As many of you know, my partner and I recently moved offices and are now sharing space with Insight Venture Partners. Insight is one of the largest and most well-established venture capital firms in New York and the team has always maintained a keen eye on the world of enterprise software.
I've just recently had the chance to meet Peter Sobiloff, who coincidentally this week penned a timely post at Sandhill.com on what software companies must do to survive an economic downturn.
Ready for a Downturn? by Peter Sobiloff
Software companies with a plan for bad times will not just survive a downturn–
they will emerge stronger than before.
I encourage everyone to read Peter's post in its entirety as I think he hits on many of the issues facing software companies of all sizes in the coming year or two. With that said, I'd like to highlight a few of his points specifically and react to them from the perspective of a public-equity investor in the space.
Point 1: A Downturn is Likely
Peter cites a confluence of factors for his cautious outlook:
- Weakening credit conditions
- Consumer confidence
- Rising gas prices
- Housing market woes
- Weakening dollar
- The upcoming Presidential election
I wholeheartedly agree with all of Peter's points, but would add two more to the equation:
- Employment trends -- The third leg of the U.S. consumer fallout relates to employment. Thus far, employment trends have been surprisingly resilient, but this week's rumor of massive layoffs at Citigroup is, in my view, a harbinger of things to come.
- Beijing Olympics -- I'm a believer in the BRICS phenomenon as a long-term secular growth driver; but given the valuations being afforded the Chinese equity market (and other emerging markets); it would be foolish to think that the MARGINAL rate of economic growth isn't vitally important for global IT spending trends. With the Beijing Olympics coming next year, there is a very real catalyst for China to slow down its torrid growth (with little thought of inflation) in the second half of next year.
Point 2: This Downturn will be Different from the 2001 Bubble
...It is impossible to talk about a downturn without comparing it to the dotcom
crash of 2001 and the subsequent recession. But if a downturn comes next year,
the drop will be different and not nearly as steep. Here’s why.
The
dotcom boom was characterized by immature and unproven business models which
exposed tech companies across the board. A startup that wasn’t making money
would buy Cisco equipment and Viant’s consulting services. That cycle of
economic activity based on immature models was bound to fail.
Today’s
software companies are much more mature. All tech companies have learned a lot
of lessons which set them on much more sound footing than during the dotcom era
and will help them during a future downturn...
There is no question that the technology markets (and the U.S. equity markets on the whole) are far better positioned than we were in 2000; when "irrational exuberance" was a stark reality. Software valuations are in-line with historical levels. That is to say, publicly-traded software companies are neither particularly expensive nor cheap based on historical comparison (both relative to the market indices as well as measured against absolute earnings, cash flow and revenue growth multiples).

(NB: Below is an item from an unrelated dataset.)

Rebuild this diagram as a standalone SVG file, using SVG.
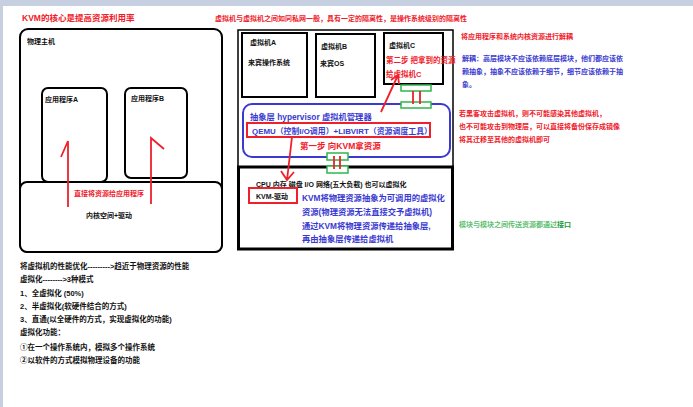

That said, I do worry a bit about Peter's second analogy; i.e., the issue of immature bubble companies spending money on Cisco hardware and Viant services. Although we don't have that to worry about this time, we do have a tremendous amount of spending coming from the emerging economies. All of those companies in China, India, Indonesia, Brazil, Russia, etc...have been building with extremely cheap access to capital. That certainly argues for a lot of froth (and poorly managed enterprises) that could very quickly close off their spending spigots. That's a risk that is also impossible to quantify, because we have very little reliable data on the true econometrics driving many of those countries.
Point 3: Downturns can be an Opportunity
...Economic cycles – both up and down – are always an opportunity. Like anything
else, the more prepared a company is, the better it will ride out either cycle.
Executives must communicate with management about a potential downturn,
have a specific action plan, have “buy in” for the plan at all levels, and build
the business in a “componentized” way that enables progress during tough times.
Savvy companies can use an economic trough to execute strategic M&A deals
and gain ground against their competitors.
The software companies that
operate strategically during a downturn will emerge as stronger businesses for
the long term.
Peter is spot on here. The software industry has matured considerably since the late 90s. Growth rates, in aggregate, have slowed but that's as much a function of the industry gaining scale and importance (it now figures in at about 25% of IT spending). Well-run software businesses are attractive in good and bad times. With unbelievably high gross margins; software companies that are pragmatic can effectively control their spending and protect margins in downturns (i.e.,slow down hiring, pare back poor-performing sales reps, consolidate G&A through M&A and outsourcing). In addition, while license revenues can fluctuate considerably, maintenance revenues remain predictable and sticky. Subscription revenues (an emerging line item as SaaS gains popularity) are, as well. Many software companies are sitting on boatloads of cash.
Software companies with a plan in place; and a pragmatic, forward-thinking executive team will come out of this downturn better off.